Corrupt Pentagon Has Never Passed a Single Audit
|January 9, 2007||Posted by Staff under Archive, Progress Report, The Progress Report|
Military Failure Rate is 100%
Taxpayers for Common Sense is the best organization that monitors excessive government spending. Here is their latest news update.
WHY CAN’T THE PENTAGON PASS AN AUDIT? The Pentagons accounting records are so convoluted and corrupt that billions of dollars cannot be accounted for, charges a new government report.
In fact, no major part of the Department of Defense (DOD) has ever passed an audit, according to recent congressional testimony by the non-partisan U.S. General Accounting Office (GAO), the investigative arm of Congress.
The Pentagon admitted that flawed business systems and practices are common within the agency and said it would take “decades” to get all of the agency books in order.
Accounting problems led the GAO in 1995 to put DOD financial management on GAOs list of agencies that are at high-risk of waste, fraud, abuse, and mismanagement.
Some of the GAOs findings are astonishing:
- About 58 percent of the material the Pentagon possesses ($36.9 billion worth) are items it does not need.
- Over the past three years, the Navy lost track of $3 billion in equipment and other items.
- At one distribution center for the Navy, there was a backlog of over 122,000 items that had not been properly processed, leading the Navy to purchase items it didnt need.
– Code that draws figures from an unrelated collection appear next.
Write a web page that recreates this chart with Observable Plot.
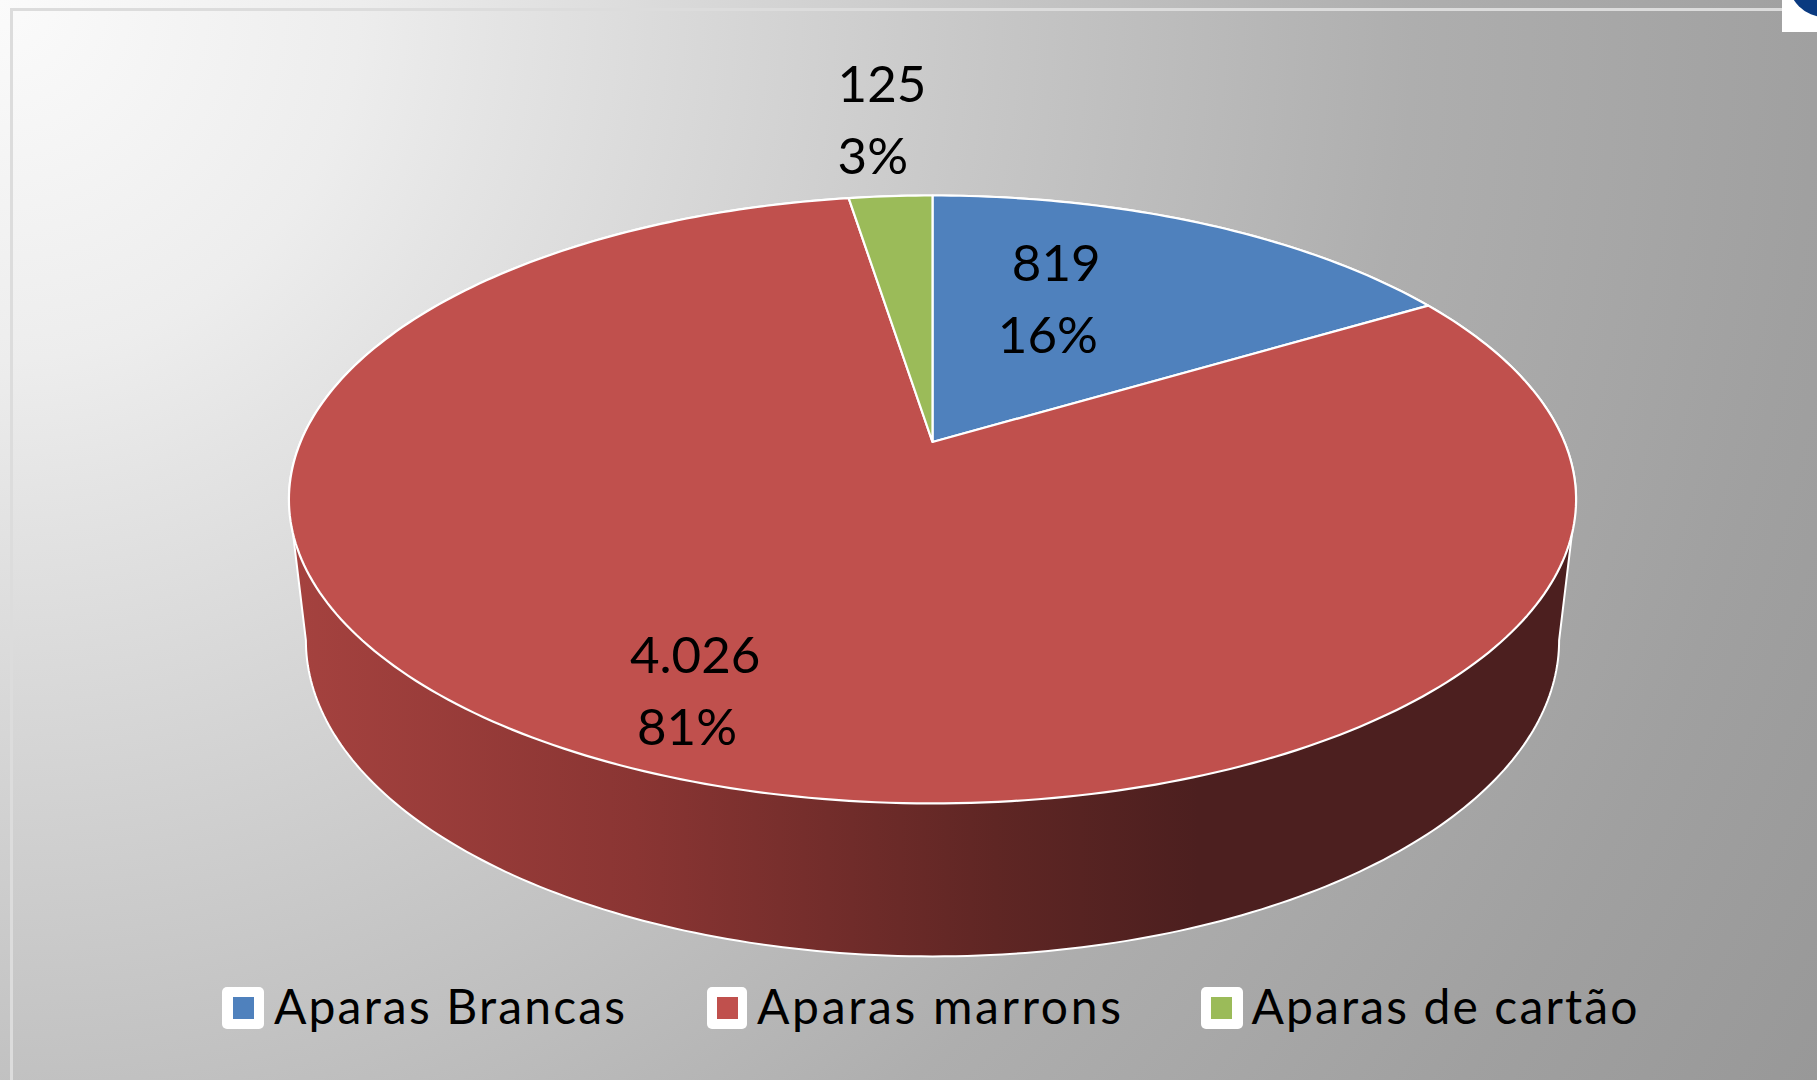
<!DOCTYPE html>
<html>
<head>
<meta charset="utf-8">
<script src="https://cdn.jsdelivr.net/npm/d3@7"></script>
<script src="https://cdn.jsdelivr.net/npm/@observablehq/plot@0.6"></script>
<style>
  html, body { margin: 0; padding: 0; overflow: hidden; background: #fff; }
  #stage { position: relative; width: 1817px; height: 1080px; overflow: hidden;
    background: radial-gradient(circle 2114px at 0 0, #fbfbfb 0, #ededed 360px, #e4e4e4 500px, #c6c6c6 1000px, #aeaeae 1414px, #a0a0a0 1817px, #989898 2114px); }
  #stage svg { position: absolute; left: 0; top: 0; background: transparent; }
  .frame { position: absolute; background: #dcdcdc; }
  #badge { position: absolute; left: 1782px; top: 0; width: 35px; height: 32px; background: #fff; overflow: hidden; }
  #badge i { position: absolute; left: 6px; top: -57px; width: 74px; height: 74px; border-radius: 50%; background: #0a3a80; }
  .item { position: absolute; top: 987px; height: 42px; }
  .box { position: absolute; top: 0; height: 42px; background: #fff; border-radius: 5px; }
  .swatch { position: absolute; top: 10px; height: 22px; }
  .lab { position: absolute; top: -5px; line-height: 48px; white-space: nowrap; color: #000; font-family: Lato, sans-serif; font-size: 48px; }
</style>
</head>
<body>
<div id="stage">
  <div class="frame" style="left:10px;top:8px;width:3px;height:1072px"></div>
  <div class="frame" style="left:10px;top:8px;width:1772px;height:3px"></div>
  <div id="badge"><i></i></div>
</div>
<script>
// ---- data ----
const categories = ["Aparas Brancas", "Aparas marrons", "Aparas de cartão"];
const values = [819, 4026, 125];
const valueLabels = ["819", "4.026", "125"];
const percentLabels = ["16%", "81%", "3%"];
const colors = ["#4f81bd", "#c0504d", "#9bbb59"];

// ---- layout (tilted-disc projection and label offsets) ----
const W = 1817, H = 1080;
const apex = {x: 932, y: 441.5};
const persp = -0.189, bx = 632, by = 293.1;
const project = (deg, r = 1) => {
  const t = deg * Math.PI / 180, px = r * Math.sin(t), py = -r * Math.cos(t), d = 1 + persp * py;
  return {x: apex.x + bx * px / d, y: apex.y + by * py / d};
};
const wallShift = {cy0: 499, cy1: 640, sx: 627 / 644, sy: 316 / 304};
const toBottom = (p) => ({x: apex.x + (p.x - apex.x) * wallShift.sx, y: wallShift.cy1 + (p.y - wallShift.cy0) * wallShift.sy});
const labelRadius = [0.6, 0.6, 1.1];
const labelNudge = [-1.5, 1.5];
const valueOffset = [[-90, -40], [-121.5, 36], [-48, -92]];
const percentOffset = [[-104, 32], [-114.5, 108], [-48, -20]];
const legendX = [
  {box: 222, boxW: 42, sw: 233, swW: 21, text: 274, textW: 351},
  {box: 707, boxW: 40, sw: 717, swW: 21, text: 757, textW: 364},
  {box: 1201, boxW: 42, sw: 1211, swW: 21, text: 1251.5, textW: 386}
];

// ---- geometry from values ----
const arcs = d3.pie().sort(null).value(d => d)(values).map((a, i) => ({
  i, name: categories[i], start: a.startAngle * 180 / Math.PI, end: a.endAngle * 180 / Math.PI
}));

const slicePts = arcs.flatMap(a => {
  const pts = [{name: a.name, x: apex.x, y: apex.y}];
  const steps = Math.max(4, Math.ceil(a.end - a.start));
  for (let s = 0; s <= steps; s++) {
    const p = project(a.start + (a.end - a.start) * s / steps);
    pts.push({name: a.name, x: p.x, y: p.y});
  }
  return pts;
});

const extreme = Math.acos(persp) * 180 / Math.PI; // widest point of the disc
const wallPts = [];
for (let s = 0; s <= 180; s++) {
  const deg = extreme + (360 - 2 * extreme) * s / 180;
  wallPts.push(toBottom(project(deg)));
}
for (let s = 0; s <= 180; s++) {
  const deg = (360 - extreme) + (2 * extreme) * s / 180;
  wallPts.push(project(deg));
}

const labelRows = arcs.flatMap(a => {
  const p = project((a.start + a.end) / 2, labelRadius[a.i]);
  return [
    {text: valueLabels[a.i], x: p.x + valueOffset[a.i][0] + labelNudge[0], y: p.y + valueOffset[a.i][1] + labelNudge[1]},
    {text: percentLabels[a.i], x: p.x + percentOffset[a.i][0] + labelNudge[0], y: p.y + percentOffset[a.i][1] + labelNudge[1]}
  ];
});

const gradientDefs = () => {
  const svgNS = "http://www.w3.org/2000/svg";
  const defs = document.createElementNS(svgNS, "defs");
  const g = document.createElementNS(svgNS, "linearGradient");
  g.setAttribute("id", "wallGrad");
  g.setAttribute("gradientUnits", "userSpaceOnUse");
  g.setAttribute("x1", 290); g.setAttribute("x2", 1570); g.setAttribute("y1", 0); g.setAttribute("y2", 0);
  [[0, "#a5423f"], [0.27, "#8a3533"], [0.55, "#5f2624"], [0.71, "#4c1f1f"], [1, "#4c1f1f"]].forEach(([o, c]) => {
    const st = document.createElementNS(svgNS, "stop");
    st.setAttribute("offset", o); st.setAttribute("stop-color", c);
    g.appendChild(st);
  });
  defs.appendChild(g);
  return defs;
};

const chart = Plot.plot({
  width: W, height: H,
  margin: 0,
  x: {domain: [0, W], range: [0, W], axis: null},
  y: {domain: [0, H], range: [0, H], axis: null},
  color: {domain: categories, range: colors},
  style: {background: "transparent"},
  marks: [
    gradientDefs,
    Plot.line(wallPts, {x: "x", y: "y", curve: "linear-closed", fill: "url(#wallGrad)", stroke: "#fff", strokeWidth: 2}),
    Plot.line(slicePts, {x: "x", y: "y", z: "name", curve: "linear-closed", fill: "name", stroke: "#fff", strokeWidth: 2.2, strokeLinejoin: "round"}),
    Plot.text(labelRows, {x: "x", y: "y", text: "text", textAnchor: "start", lineAnchor: "middle",
      fontFamily: "Lato, sans-serif", fontSize: 51, letterSpacing: "-0.6px", fill: "#000"})
  ]
});
const stage = document.getElementById("stage");
stage.insertBefore(chart, stage.firstChild);

categories.forEach((c, i) => {
  const l = legendX[i];
  const item = document.createElement("div");
  item.className = "item";
  item.style.left = "0px";
  item.innerHTML = `<div class="box" style="left:${l.box}px;width:${l.boxW}px"></div>` +
    `<div class="swatch" style="left:${l.sw}px;width:${l.swW}px;background:${colors[i]}"></div>` +
    `<div class="lab" style="left:${l.text}px">${c}</div>`;
  stage.appendChild(item);
  const lab = item.querySelector(".lab");
  const w = lab.getBoundingClientRect().width;
  lab.style.letterSpacing = ((l.textW - w) / (c.length - 1)) + "px";
});
</script>
</body>
</html>
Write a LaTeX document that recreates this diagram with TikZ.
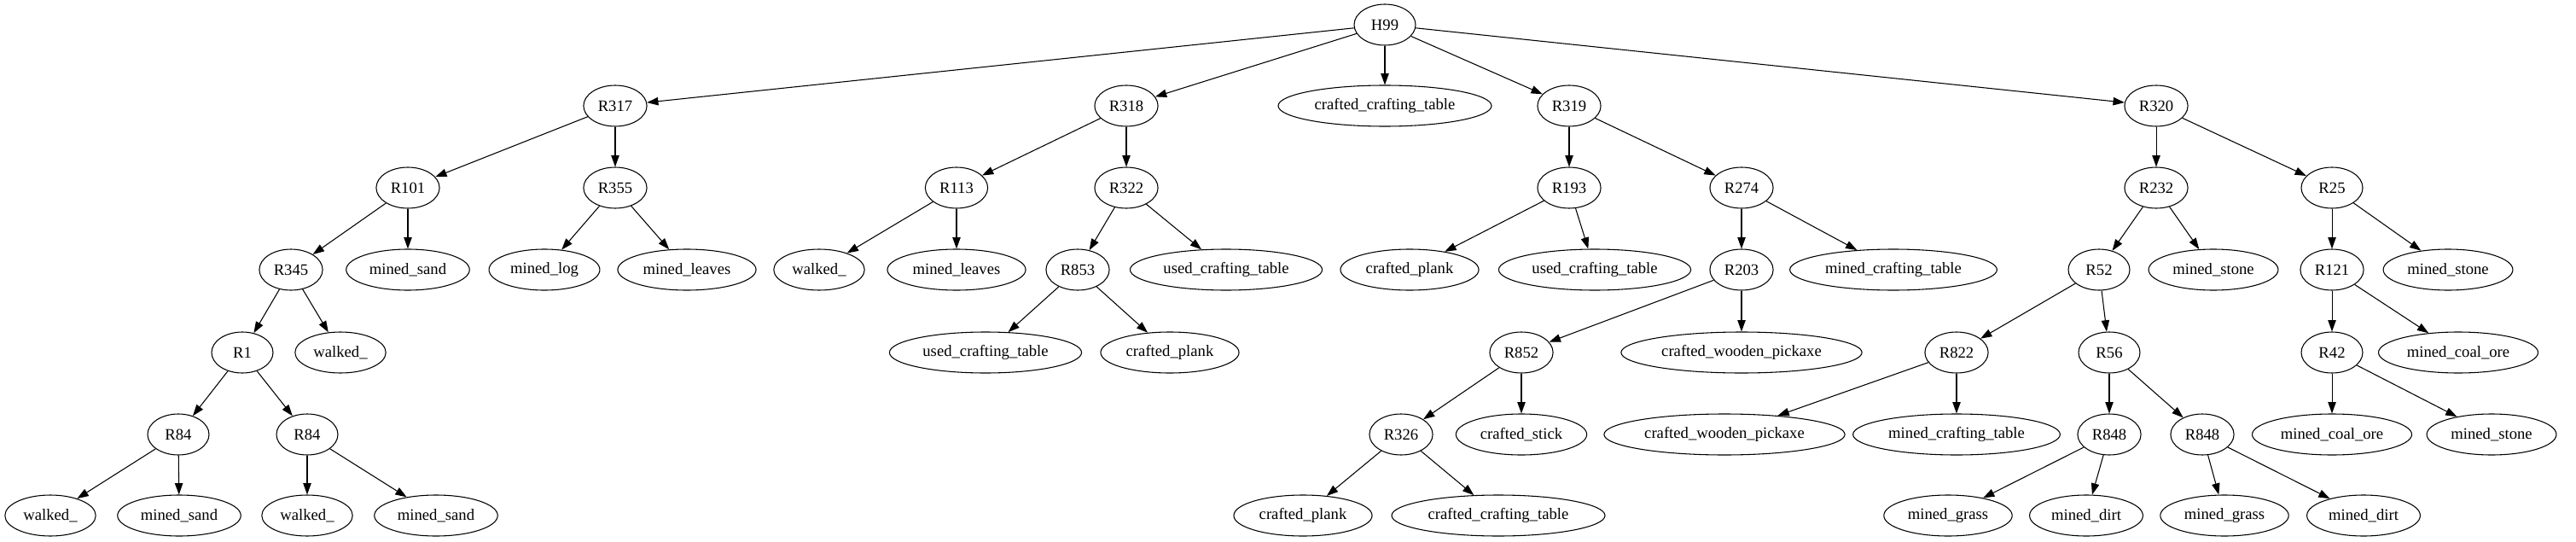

- The $600 billion Pentagon inventory of weapons systems and other items failed to include nearly $6 billion in Army communications defense equipment, $7.6 billion in Navy aircraft engines and about $7 billion in Air Force electronic pods that attach to warplanes.
The GAO testimony follows a March report by the office of the Defense Departments Inspector General that concluded that the Pentagons books were in such disarray that they couldnt be audited.
In fact, the Pentagons books are in such poor shape that the militarys money managers last year made almost $7 trillion in adjustments to their financial ledgers in an attempt in make them add up.
The Inspector General also concluded the Pentagon could not show receipts for $2.3 trillion of those changes and half a trillion dollars of the adjustments were corrections of earlier mistakes.
The Pentagon is not alone: Only 11 of 24 big federal agencies could produce reliable financial statements for last fiscal year.
Individual taxpayers must be prepared to pass an audit. There are no exceptions. Failure can lead to fines or even prison. It is high time Congress demanded the same level of accountability from the Pentagon and other high-risk agencies.